Workflow roadblocks happen in all work processes that involve collaboration, regardless of whether workers are remote or onsite. However, the possibilities for inefficiency multiply when there are additional barriers to communication, and remote teams may feel uniquely stymied by communication challenges. Whether you’ve had problems in the past with ineffective workflows or you simply want to get a great start on collaborations with onsite and offsite workers, try this process to move projects effectively from their inception to their conclusion.
Assemble All Involved Parties
It is very hard to have a serious workflow discussion without getting all stakeholders in the virtual “room.” Figure out what makes the most sense for you, be it a Slack channel, a video call, or a conference call. Schedule so that everyone can be there and impress upon individual team members how essential this meeting is. It can help you all perform better in the future, so everyone has a stake in it.
Discuss and Document the Current Process
Whatever work you do, a workflow consists of the individual steps and who does them. It also includes all of the “project hand-off” moments: whenever someone completes their tasks and moves the project into someone else’s queue of work. Most offices and remote teams already have some form of workflow, but when it is ad hoc and made up as workers go along, there can be serious blind spots. This is the stage where, as a remote team, you should be honest with yourselves: how long are the projects taking? Should they be happening faster? Is there a way to communicate more effectively? Work as hard as you can to avoid blaming individuals, which can create defensiveness, and instead blame the structure and the workflow environment, which is what you are trying to solve.

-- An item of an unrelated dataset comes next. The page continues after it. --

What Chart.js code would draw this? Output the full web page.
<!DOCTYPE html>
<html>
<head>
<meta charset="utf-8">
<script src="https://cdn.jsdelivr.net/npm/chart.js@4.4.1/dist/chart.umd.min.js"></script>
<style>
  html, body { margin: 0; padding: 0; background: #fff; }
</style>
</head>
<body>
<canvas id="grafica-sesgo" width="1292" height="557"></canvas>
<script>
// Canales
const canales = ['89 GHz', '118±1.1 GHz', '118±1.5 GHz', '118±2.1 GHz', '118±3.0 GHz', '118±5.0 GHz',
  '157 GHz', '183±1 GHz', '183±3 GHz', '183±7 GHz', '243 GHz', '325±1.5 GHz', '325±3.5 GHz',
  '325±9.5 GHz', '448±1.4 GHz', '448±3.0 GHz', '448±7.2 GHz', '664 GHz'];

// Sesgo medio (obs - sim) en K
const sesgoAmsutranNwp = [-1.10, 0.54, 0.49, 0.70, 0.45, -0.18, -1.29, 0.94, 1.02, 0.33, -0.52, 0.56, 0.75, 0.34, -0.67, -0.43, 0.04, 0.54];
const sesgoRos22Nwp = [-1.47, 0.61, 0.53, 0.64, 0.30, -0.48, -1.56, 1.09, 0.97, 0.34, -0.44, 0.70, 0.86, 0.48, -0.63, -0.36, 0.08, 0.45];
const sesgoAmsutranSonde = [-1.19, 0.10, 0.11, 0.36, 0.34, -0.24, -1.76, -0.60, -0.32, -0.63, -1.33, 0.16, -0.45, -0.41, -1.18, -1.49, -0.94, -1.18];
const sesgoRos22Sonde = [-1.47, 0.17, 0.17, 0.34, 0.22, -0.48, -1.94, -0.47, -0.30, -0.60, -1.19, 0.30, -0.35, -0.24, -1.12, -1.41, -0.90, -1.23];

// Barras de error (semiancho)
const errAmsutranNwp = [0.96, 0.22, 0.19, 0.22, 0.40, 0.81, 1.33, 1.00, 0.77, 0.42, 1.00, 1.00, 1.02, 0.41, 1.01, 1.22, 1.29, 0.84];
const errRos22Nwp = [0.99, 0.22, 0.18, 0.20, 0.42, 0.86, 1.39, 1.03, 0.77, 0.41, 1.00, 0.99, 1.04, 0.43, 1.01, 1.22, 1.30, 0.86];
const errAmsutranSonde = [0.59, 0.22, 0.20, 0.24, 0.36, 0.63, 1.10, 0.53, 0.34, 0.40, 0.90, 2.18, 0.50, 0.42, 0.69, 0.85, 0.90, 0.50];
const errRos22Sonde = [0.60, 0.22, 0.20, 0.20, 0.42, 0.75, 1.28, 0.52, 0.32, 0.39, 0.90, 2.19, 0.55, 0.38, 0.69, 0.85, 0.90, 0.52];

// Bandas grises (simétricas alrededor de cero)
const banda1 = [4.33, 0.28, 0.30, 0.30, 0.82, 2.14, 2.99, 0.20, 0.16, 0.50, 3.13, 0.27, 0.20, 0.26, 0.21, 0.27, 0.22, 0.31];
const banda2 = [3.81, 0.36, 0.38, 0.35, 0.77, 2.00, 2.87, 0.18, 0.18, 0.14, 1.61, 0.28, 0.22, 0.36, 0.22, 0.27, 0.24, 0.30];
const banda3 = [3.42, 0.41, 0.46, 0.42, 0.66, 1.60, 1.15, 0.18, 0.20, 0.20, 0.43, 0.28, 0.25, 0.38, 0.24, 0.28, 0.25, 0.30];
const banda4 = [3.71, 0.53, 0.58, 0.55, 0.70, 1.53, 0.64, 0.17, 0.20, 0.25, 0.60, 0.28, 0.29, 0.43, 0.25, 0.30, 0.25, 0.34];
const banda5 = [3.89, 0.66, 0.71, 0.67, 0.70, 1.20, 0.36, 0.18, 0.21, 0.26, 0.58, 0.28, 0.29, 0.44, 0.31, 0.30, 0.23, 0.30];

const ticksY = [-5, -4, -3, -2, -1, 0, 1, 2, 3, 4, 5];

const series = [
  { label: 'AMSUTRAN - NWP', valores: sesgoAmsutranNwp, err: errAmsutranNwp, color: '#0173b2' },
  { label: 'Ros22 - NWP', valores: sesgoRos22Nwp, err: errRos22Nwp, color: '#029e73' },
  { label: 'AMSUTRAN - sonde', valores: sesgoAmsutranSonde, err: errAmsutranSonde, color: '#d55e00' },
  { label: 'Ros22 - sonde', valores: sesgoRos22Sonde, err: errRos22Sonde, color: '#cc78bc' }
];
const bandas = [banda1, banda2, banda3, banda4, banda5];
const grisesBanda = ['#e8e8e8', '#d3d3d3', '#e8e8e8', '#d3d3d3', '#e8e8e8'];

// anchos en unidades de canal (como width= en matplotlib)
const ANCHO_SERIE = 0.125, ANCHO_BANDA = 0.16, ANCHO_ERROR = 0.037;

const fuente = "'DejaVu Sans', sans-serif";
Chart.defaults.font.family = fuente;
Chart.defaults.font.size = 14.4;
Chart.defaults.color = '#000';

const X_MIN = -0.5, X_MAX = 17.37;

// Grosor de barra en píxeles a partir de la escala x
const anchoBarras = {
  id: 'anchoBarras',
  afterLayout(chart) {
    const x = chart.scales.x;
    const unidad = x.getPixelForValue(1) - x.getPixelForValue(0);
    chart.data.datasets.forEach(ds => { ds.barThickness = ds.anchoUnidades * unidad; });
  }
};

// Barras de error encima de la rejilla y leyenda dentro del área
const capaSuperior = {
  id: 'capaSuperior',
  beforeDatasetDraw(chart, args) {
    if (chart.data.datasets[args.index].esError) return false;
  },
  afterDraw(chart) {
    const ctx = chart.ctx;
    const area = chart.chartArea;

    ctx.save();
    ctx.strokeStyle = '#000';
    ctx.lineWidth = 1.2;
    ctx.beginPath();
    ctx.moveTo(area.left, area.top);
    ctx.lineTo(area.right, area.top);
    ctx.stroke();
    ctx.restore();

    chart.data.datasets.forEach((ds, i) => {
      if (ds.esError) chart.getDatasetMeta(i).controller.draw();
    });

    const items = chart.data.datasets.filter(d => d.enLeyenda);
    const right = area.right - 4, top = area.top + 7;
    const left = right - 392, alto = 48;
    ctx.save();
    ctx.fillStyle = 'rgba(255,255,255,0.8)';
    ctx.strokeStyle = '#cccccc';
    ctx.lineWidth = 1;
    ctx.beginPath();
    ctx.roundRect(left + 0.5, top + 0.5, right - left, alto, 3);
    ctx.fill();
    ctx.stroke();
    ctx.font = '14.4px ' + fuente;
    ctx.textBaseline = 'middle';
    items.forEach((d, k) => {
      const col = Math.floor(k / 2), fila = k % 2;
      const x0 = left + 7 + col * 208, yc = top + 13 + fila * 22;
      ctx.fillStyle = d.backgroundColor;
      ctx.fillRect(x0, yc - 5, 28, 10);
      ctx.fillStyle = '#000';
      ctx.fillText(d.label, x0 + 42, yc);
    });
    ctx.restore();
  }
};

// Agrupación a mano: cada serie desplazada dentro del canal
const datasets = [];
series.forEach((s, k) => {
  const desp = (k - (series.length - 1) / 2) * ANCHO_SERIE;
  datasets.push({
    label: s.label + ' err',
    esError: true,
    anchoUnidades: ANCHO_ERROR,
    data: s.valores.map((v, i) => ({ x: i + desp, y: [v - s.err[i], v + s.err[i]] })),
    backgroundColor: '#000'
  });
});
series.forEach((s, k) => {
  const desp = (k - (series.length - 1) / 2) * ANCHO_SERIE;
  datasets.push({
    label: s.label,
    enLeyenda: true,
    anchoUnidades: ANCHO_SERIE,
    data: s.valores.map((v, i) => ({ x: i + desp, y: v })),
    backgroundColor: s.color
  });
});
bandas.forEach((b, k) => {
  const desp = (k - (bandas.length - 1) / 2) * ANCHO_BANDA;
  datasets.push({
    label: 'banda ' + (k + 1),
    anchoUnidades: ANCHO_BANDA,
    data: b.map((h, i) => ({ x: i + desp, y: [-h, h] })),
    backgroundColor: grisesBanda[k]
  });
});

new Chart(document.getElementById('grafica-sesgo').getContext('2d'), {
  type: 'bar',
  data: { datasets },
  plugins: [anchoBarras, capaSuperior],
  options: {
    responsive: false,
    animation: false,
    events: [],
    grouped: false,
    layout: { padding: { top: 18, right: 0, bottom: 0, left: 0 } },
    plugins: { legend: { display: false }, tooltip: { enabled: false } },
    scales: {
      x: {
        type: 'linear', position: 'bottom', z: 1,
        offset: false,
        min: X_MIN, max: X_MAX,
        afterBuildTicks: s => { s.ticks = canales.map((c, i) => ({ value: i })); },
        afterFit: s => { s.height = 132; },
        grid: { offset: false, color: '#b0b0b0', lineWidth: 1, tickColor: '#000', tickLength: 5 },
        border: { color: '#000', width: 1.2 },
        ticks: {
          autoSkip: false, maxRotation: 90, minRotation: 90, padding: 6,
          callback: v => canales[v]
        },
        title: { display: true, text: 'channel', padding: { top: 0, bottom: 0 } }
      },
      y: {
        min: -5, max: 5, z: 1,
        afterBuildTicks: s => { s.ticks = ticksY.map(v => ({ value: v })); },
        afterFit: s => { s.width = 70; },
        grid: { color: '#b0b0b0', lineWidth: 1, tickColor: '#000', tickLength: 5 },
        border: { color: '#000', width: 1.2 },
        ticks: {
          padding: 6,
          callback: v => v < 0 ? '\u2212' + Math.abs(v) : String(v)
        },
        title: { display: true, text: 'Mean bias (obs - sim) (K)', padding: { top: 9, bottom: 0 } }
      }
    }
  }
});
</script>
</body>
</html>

Take Note of Redundancies, Roadblocks, and Missed Steps
Two major things should emerge from this discussion: one is any redundancies, where two or more people are doing such similar actions that they are essentially replicating work, and the other is roadblocks, where one person’s role cannot advance without someone else’s information and both end up in a Catch-22. Again, these things aren’t necessarily anyone’s fault, but everyone can be part of pointing these problems out and finding solutions. If a workflow has been designed here and there, without consistency, there is a chance that no one even knew that things were taking as long as they were. Roadblocks and redundancies aren’t the only thing you might discover: you may find out that everyone thought someone else was doing one step, when in reality it wasn’t being done at all. This will not make your workflow shorter, but it will help you deliver a better product.

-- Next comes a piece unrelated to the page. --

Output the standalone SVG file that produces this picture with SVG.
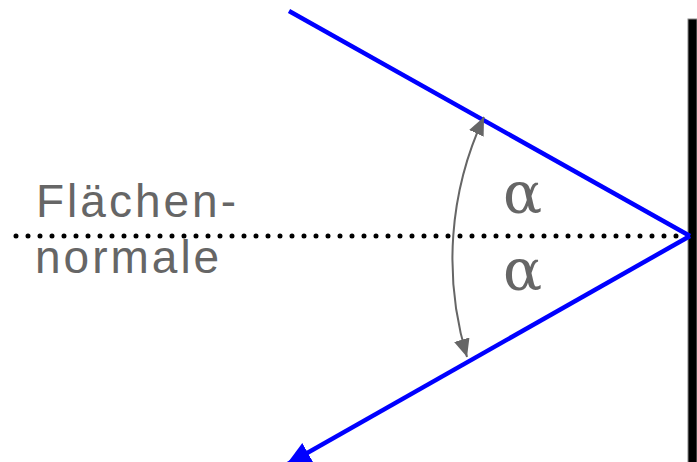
<svg xmlns="http://www.w3.org/2000/svg" width="697" height="462" viewBox="0 0 697 462">
<style>
.ray{stroke:#0000ff;stroke-width:4.5;fill:none}
.lbl{font-family:"Liberation Sans",Arial,sans-serif;font-size:46px;fill:#666;letter-spacing:3px}
.greek{font-family:"DejaVu Serif","Liberation Serif",serif;font-size:58px;fill:#666}
</style>
<defs>
<marker id="blueArrow" markerUnits="userSpaceOnUse" markerWidth="28" markerHeight="24" refX="25" refY="11" orient="auto">
<path d="M0,0 L25,11 L0,22 Z" fill="#0000ff"/>
</marker>
<marker id="grayArrow" markerUnits="userSpaceOnUse" markerWidth="20" markerHeight="18" refX="18" refY="8" orient="auto-start-reverse">
<path d="M0,0 L18,8 L0,16 Z" fill="#666"/>
</marker>
</defs>
<g id="wall"><rect x="688" y="19" width="9" height="444" fill="#000" stroke="#888" stroke-width="1"/></g>
<g id="normal"><line x1="16" y1="236" x2="688" y2="236" stroke="#000" stroke-width="5" stroke-linecap="round" stroke-dasharray="0 12"/></g>
<g id="connectors">
<line id="incident" class="ray" x1="289" y1="11" x2="690" y2="236"/>
<line id="reflected" class="ray" x1="690" y1="236" x2="286" y2="465" marker-end="url(#blueArrow)"/>
<path id="angle-arc" d="M484,117 A336,336 0 0 0 467,357" fill="none" stroke="#666" stroke-width="2" marker-start="url(#grayArrow)" marker-end="url(#grayArrow)"/>
</g>
<g id="label-normal">
<text class="lbl" x="36" y="217">Flächen-</text>
<text class="lbl" x="35" y="273">normale</text>
</g>
<g id="alpha-top"><text class="greek" x="503" y="213">α</text></g>
<g id="alpha-bottom"><text class="greek" x="503" y="290">α</text></g>
</svg>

Chart a More Effective Workflow
A final workflow for your team should result in a high-quality deliverable that is completed as promptly as possible. Start from the beginning and re-chart the course of the project based on the information you now have: what will keep things moving? What kinds of turnaround deadlines are reasonable? How can each member of the team be sure to have what they need, when they need it? Everyone can weigh in, but make sure there is a team lead who can arbitrate any concerns about someone taking on too much or too little in the process. Emphasize that the workflow isn’t to monitor and police, but rather to increase quality and efficiency. If anyone has a concern about the timeline being unrealistic, take note and incorporate a way to allow time for that individual to do his or her steps of the process.

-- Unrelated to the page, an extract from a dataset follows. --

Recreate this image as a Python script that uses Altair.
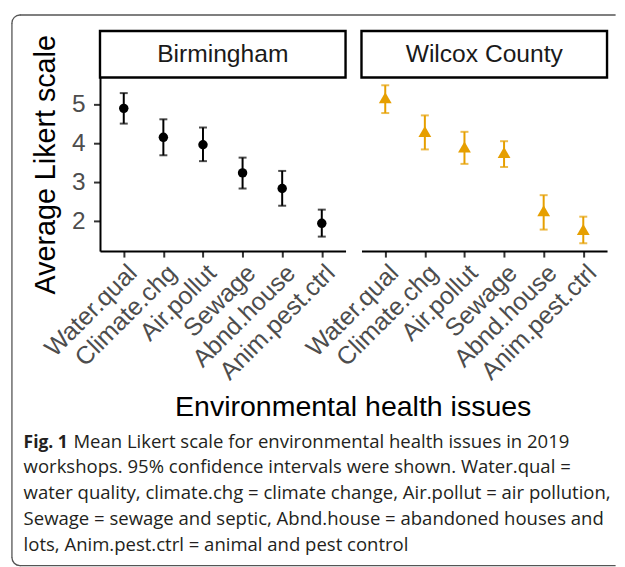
import altair as alt
import pandas as pd
import math

cats = ["Water.qual", "Climate.chg", "Air.pollut", "Sewage", "Abnd.house", "Anim.pest.ctrl"]
bham_mean = [4.89, 4.15, 3.96, 3.24, 2.84, 1.95]
bham_lo = [4.50, 3.69, 3.54, 2.84, 2.40, 1.61]
bham_hi = [5.28, 4.61, 4.40, 3.63, 3.29, 2.30]
wil_mean = [5.16, 4.30, 3.90, 3.76, 2.27, 1.79]
wil_lo = [4.77, 3.84, 3.47, 3.39, 1.79, 1.44]
wil_hi = [5.48, 4.71, 4.29, 4.05, 2.67, 2.12]
panels = ["Birmingham", "Wilcox County"]
y_ticks = [2, 3, 4, 5]
x_title = "Environmental health issues"
y_title = "Average Likert scale"
cap_bold = "Fig. 1"
cap_first = "Mean Likert scale for environmental health issues in 2019"
cap_rest = [
    "workshops. 95% confidence intervals were shown. Water.qual =",
    "water quality, climate.chg = climate change, Air.pollut = air pollution,",
    "Sewage = sewage and septic, Abnd.house = abandoned houses and",
    "lots, Anim.pest.ctrl = animal and pest control",
]

W = 246.5
H = 174.3
OX, OY = 98.4, 74.0  # page position of panel 1 origin
FONT = "Liberation Sans"
CAPFONT = "Open Sans"

xscale = alt.Scale(type="point", padding=0.6, domain=cats)
yscale = alt.Scale(domain=[1.24, 5.68], nice=False, zero=False)

x_axis = alt.Axis(title=None, labelAngle=-45, labelAlign="right", labelBaseline="top",
                  labelFontSize=25, labelColor="#4D4D4D", labelFont=FONT, labelPadding=3,
                  tickSize=6, tickWidth=2, tickColor="#333333",
                  domainColor="black", domainWidth=2, grid=False, labelOverlap=False)

one = pd.DataFrame({"k": [0]})


def panel(name, mean, lo, hi, color, shape, size, first):
    df = pd.DataFrame({"issue": cats, "mean": mean, "lo": lo, "hi": hi})
    if first:
        y_axis = alt.Axis(title=y_title, titleFontSize=28.8, titleFont=FONT, titleColor="black",
                          titleFontWeight="normal", titleX=-45.4, titleY=H / 2,
                          titleAngle=270, titleAlign="center", titleBaseline="alphabetic",
                          values=y_ticks, labelFontSize=24.5, labelColor="#4D4D4D", labelFont=FONT,
                          labelPadding=8.5, tickSize=6.5, tickWidth=2, tickColor="#333333",
                          domainColor="black", domainWidth=2, grid=False)
    else:
        y_axis = None
    base = alt.Chart(df)
    x = alt.X("issue:N", scale=xscale, axis=x_axis, sort=cats)
    bars = base.mark_rule(color=color, strokeWidth=2).encode(
        x=x, y=alt.Y("lo:Q", scale=yscale, axis=y_axis), y2="hi:Q")
    caps_lo = base.mark_tick(color=color, size=8, thickness=2).encode(
        x=x, y=alt.Y("lo:Q", scale=yscale))
    caps_hi = base.mark_tick(color=color, size=8, thickness=2).encode(
        x=x, y=alt.Y("hi:Q", scale=yscale))
    pts = base.mark_point(color=color, filled=True, opacity=1, shape=shape, size=size).encode(
        x=x, y=alt.Y("mean:Q", scale=yscale))
    strip_rect = alt.Chart(one).mark_rect(fill="white", stroke="black", strokeWidth=2.4).encode(
        x=alt.value(0), x2=alt.value(W), y=alt.value(-46.7), y2=alt.value(0))
    strip_text = alt.Chart(one).mark_text(font=FONT, fontSize=24.7, color="#1A1A1A",
                                          baseline="middle", align="center").encode(
        x=alt.value(W / 2), y=alt.value(-22.8), text=alt.value(name))
    layers = [bars, caps_lo, caps_hi, pts, strip_rect, strip_text]
    if first:
        def px(v):
            return v - OX

        def py(v):
            return v - OY
        xt = alt.Chart(one).mark_text(font=FONT, fontSize=28.6, color="black",
                                      baseline="middle", align="center").encode(
            x=alt.value(px(352.6)), y=alt.value(py(405)), text=alt.value(x_title))
        cb = alt.Chart(one).mark_text(font=CAPFONT, fontSize=17.5, fontWeight="bold", color="#231F20",
                                      baseline="alphabetic", align="left").encode(
            x=alt.value(px(21.7)), y=alt.value(py(445.5)), text=alt.value(cap_bold))
        c1 = alt.Chart(one).mark_text(font=CAPFONT, fontSize=18.6, color="#231F20",
                                      baseline="alphabetic", align="left").encode(
            x=alt.value(px(71.7)), y=alt.value(py(445.5)), text=alt.value(cap_first))
        c2 = alt.Chart(one).mark_text(font=CAPFONT, fontSize=18.6, color="#231F20",
                                      baseline="alphabetic", align="left", lineBreak="\n",
                                      lineHeight=26.1).encode(
            x=alt.value(px(21.7)), y=alt.value(py(471.5)), text=alt.value("\n".join(cap_rest)))
        bc = "#555555"
        bw = 1.3
        left, top, bottom, right, r = 10.0, 11.3, 564.0, 616.0, 8.0
        top_rule = alt.Chart(one).mark_rule(color=bc, strokeWidth=bw).encode(
            x=alt.value(px(left + r)), x2=alt.value(px(right)), y=alt.value(py(top)))
        bot_rule = alt.Chart(one).mark_rule(color=bc, strokeWidth=bw).encode(
            x=alt.value(px(left + r)), x2=alt.value(px(right)), y=alt.value(py(bottom)))
        left_rule = alt.Chart(one).mark_rule(color=bc, strokeWidth=bw).encode(
            x=alt.value(px(left)), y=alt.value(py(top + r)), y2=alt.value(py(bottom - r)))
        arc_tl = alt.Chart(one).mark_arc(stroke=bc, strokeWidth=bw, fillOpacity=0).encode(
            x=alt.value(px(left + r)), y=alt.value(py(top + r)),
            theta=alt.value(1.5 * math.pi), theta2=alt.value(2 * math.pi),
            radius=alt.value(r), radius2=alt.value(r - 0.01))
        arc_bl = alt.Chart(one).mark_arc(stroke=bc, strokeWidth=bw, fillOpacity=0).encode(
            x=alt.value(px(left + r)), y=alt.value(py(bottom - r)),
            theta=alt.value(math.pi), theta2=alt.value(1.5 * math.pi),
            radius=alt.value(r), radius2=alt.value(r - 0.01))
        layers += [xt, cb, c1, c2, top_rule, bot_rule, left_rule, arc_tl, arc_bl]
    return alt.layer(*layers).properties(width=W, height=H)


p1 = panel(panels[0], bham_mean, bham_lo, bham_hi, "black", "circle", 90, True)
p2 = panel(panels[1], wil_mean, wil_lo, wil_hi, "#E69F00", "triangle-up", 165, False)

chart = alt.hconcat(p1, p2, spacing=15.5, bounds="flush").properties(
    padding={"left": 1.35, "top": 2.65, "right": 0, "bottom": 0},
    background="white",
).configure_view(stroke=None).configure_axis(grid=False)

chart.save("out.html", embed_options={"renderer": "svg", "actions": False})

Choose a Workflow Management Tool
While you certainly can manage a workflow that is on paper, remote teams tend to need a collaborative software-based tool if they want to keep a workflow consistently functioning. Luckily, a variety of project management software allows for individuals to virtually “hand-off” elements of projects and document their participation. A manager or team lead need only look at which steps have been checked off and annotated with the date to know exactly where in the process each item might be. These tools are only as useful as the information you input into them, so it might be best to research 2-3 potential tools or create a couple of sample workflows before the meeting in order to get all the team members on board with a workflow management solution.
Commit to The Communication Method of Choice
Once the workflow is created (make sure someone is assigned to this task itself!), the big hurdle is buy-in. It’s easy to feel somewhat individualistic while working remotely, but if there is a documented way that you should be handing off project elements, make sure you follow it. As a team lead, check in with team members whenever the process isn’t followed. There’s no point to hounding people, but make sure they know that the process helps everyone work to the best of their abilities. When the workflow management tool indicates a new roadblock or that someone is overwhelmed, decide how to proceed within the framework: can someone whose work is taking less time take on another step in the process? Make it clear that the workflow is about evening out workload while accomplishing the team’s broader goals.
Revise as Needed!
While it’d be great to get a remote work workflow perfect on the first try, that is unlikely to happen. You may discover you need a new tool, or a less cumbersome method of alerting each other about tasks. You may realize your timeline was too ambitious or not ambitious enough. As needed, schedule check-ins and revise the process in a way that makes sense for your team. This isn’t a sign that the workflow is a bad idea, but rather the natural next step once you’ve created a workflow. Circumstances change, and your team settles into their remote schedules. It only makes sense to incorporate new information and new projects and help the workflow fit them.